Name: Die Zauberfl?te Act 2, 06. Arie. Der H?lle Rache kocht in meinem Herzen

I've also tried setting an environment variable, as per the documentation, in the hope that I might get it to use the correct encoding:

$ENV{'MP3TAG_DECODE_V2_DEFAULT'} = 'utf-8';

What I know about character encodings could be written in a very tiny text box, so maybe I'm doing something wrong. I have also tried setting the character encoding this way:

$mp3->config('decode_encoding_v2' => 'utf-8');

Which results in the following print-out:

Wide character in print at ./do.pl line 78. Name: Die Zauberfl?te Act 2, 06. Arie.

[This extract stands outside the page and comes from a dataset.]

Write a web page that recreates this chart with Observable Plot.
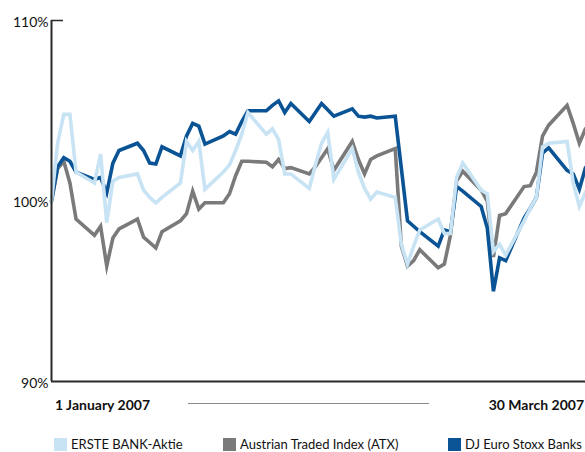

Der H?lle Rache kocht in meinem + Herzen

I have also tried setting "decode_encoding_v2" and $ENV{'MP3TAG_DECODE_V2_DEFAULT'} to "iso-8859-1" and "iso-8859-2", being European encodings, which don't result in warnings, but they also still print out the black diamond with the question mark. I can also use "utf-8" and "utf8" and it doesn't seem to complain. Using "utf-16" results in the following error/warning in the console:

UTF-16:Unrecognised BOM 4469 at /usr/lib/perl5/5.10.0/i386-linux-thread-multi/Encode.pm line 162.

I've also tried setting both to "latin1" to no avail, too. I haven't got a clue why some of my <code> blocks seem to wrap text with a red plus sign at the beginning of the next line, and not in others.